19 Şubat 2012 Pazar

SINIRIN GÜNEYİNDE GÜNEŞİN BATISINDA

“Sessiz bir köşedeki bir restoran masasındaki “rezerve” işareti gibi, o özel yeri Şimamoto’ya ayırmıştım. Onu bir daha asla göremeyeceğime emin olmama rağmen.”
“O, Şimamoto’dan sonra, söylediğim her şeyi hayran hayran dinleyen ilk kızdı. Bana gelince, onun hakkındaki her şeyi öğrenmek istiyordum. Her gün ne yiyordu, nasıl bir odada yaşıyordu. Pencereden baktığında ne görüyordu. Adı İzumi’ydi. İlk konuştuğumuzda ona ismini sevmelisin demiştim. Japonca “dağ pınarı” demek.”
“Komünist, dişçi ve tenis düşkünü –ne sıra dışı bir kombinasyon!”

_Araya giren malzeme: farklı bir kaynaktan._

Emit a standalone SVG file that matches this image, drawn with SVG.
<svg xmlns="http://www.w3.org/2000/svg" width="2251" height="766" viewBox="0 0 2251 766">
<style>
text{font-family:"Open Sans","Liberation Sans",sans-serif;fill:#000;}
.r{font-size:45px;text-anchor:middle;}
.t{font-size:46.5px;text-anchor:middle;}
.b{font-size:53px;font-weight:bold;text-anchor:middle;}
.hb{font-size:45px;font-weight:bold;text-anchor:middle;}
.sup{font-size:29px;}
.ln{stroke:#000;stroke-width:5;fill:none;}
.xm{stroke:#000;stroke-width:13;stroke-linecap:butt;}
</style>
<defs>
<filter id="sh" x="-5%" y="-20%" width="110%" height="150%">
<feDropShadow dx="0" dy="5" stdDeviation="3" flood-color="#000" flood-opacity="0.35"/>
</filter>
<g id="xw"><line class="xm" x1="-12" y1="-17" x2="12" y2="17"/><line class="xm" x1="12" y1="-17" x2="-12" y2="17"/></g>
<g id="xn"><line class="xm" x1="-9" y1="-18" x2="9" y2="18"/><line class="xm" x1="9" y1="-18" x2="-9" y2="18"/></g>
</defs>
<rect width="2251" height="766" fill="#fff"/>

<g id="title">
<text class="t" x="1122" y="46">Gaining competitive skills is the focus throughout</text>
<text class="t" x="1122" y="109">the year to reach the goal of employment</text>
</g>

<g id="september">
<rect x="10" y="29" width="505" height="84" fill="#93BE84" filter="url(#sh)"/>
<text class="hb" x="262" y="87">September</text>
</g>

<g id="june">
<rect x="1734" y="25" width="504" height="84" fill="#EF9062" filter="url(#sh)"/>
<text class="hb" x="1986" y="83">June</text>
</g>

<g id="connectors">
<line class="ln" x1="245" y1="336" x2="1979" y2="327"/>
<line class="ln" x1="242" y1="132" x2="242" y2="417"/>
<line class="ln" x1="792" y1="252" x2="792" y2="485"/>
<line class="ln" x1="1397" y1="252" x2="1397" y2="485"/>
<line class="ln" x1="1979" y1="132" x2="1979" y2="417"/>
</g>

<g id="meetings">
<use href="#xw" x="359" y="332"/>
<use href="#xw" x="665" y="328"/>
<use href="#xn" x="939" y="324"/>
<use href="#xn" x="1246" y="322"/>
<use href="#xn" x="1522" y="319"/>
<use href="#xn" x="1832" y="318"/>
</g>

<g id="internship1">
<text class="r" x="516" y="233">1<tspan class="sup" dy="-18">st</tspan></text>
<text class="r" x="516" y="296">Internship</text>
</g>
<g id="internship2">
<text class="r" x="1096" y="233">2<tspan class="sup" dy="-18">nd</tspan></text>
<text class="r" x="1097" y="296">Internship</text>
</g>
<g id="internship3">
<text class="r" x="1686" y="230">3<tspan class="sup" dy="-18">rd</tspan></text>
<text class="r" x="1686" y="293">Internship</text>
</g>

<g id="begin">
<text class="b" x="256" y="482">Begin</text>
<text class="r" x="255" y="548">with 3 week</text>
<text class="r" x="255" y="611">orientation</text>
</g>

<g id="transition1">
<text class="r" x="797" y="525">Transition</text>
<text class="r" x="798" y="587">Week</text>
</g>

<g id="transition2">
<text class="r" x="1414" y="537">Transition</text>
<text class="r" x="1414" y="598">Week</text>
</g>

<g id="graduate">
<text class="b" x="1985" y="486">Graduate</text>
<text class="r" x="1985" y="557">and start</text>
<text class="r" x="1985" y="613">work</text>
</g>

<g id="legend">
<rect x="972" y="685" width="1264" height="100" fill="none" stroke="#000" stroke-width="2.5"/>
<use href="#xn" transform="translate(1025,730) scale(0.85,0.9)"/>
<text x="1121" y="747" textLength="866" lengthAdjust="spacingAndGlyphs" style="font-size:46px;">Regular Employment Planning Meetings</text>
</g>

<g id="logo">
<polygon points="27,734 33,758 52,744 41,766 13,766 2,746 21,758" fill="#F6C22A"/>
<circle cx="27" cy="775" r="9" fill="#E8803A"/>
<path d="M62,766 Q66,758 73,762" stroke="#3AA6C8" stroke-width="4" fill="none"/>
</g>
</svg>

“Kendi kendime, O Şimamoto değil, dedim. Bana Şimamoto’nun verdiklerini veremez. Ama işte karşımda, tamamen bana ait, benim için elinden geleni yapıyor. Onu nasıl incitebilirim? O zaman ar bilmiyordum. Birini tekrar düzelemeyecek kadar kötü kırabileceğimi. İnsan, sadece var olarak diğer bir insanda dönüşü olmayan yaralar açabiliyordu.”
“Ne derseniz deyin bu iş bana göre değildi. Sanki ölümüm uzaktan beni izliyor gibi hissediyordum.”
“Elini bıraktığımda bir yerlere savrulacakmışım gibi hissettim.”
“”Hacime” diye başladı, “asıl acı olan şey, geri dönemeyeceğimiz gerçeği. Bir kez ilerlemeye başladın mı, ne yaparsan yap gittiğin yoldan geri dönemiyorsun. En ufak bir sapma her şeyi sonsuza dek değiştiriyor.””
“Ağlayabilseydim, her şey daha kolay olabilirdi. İyi de, neye ağlayacaktım? Kimin için ağlayacaktım? Başkalarına ağlamak için çok bencildim, kendime ağlamak içinse çok yaşlı. Nihayet sonbahar da geldi. Ve ben bir karar aldım. Yaşamam gereken şeyler vardı: artık bu şekilde yaşayamazdım.”
“Bazen sana baktığımda, çok uzak bir yıldıza bakıyormuşum gibi hissediyorum” dedim. “Göz kamaştırıcı fakat on milyonlarca yıl öncesinden gelen bir ışık. Hatta belki de yıldız artık yok. Yine de bazen o ışık bana her şeyden daha gerçek görünüyor.”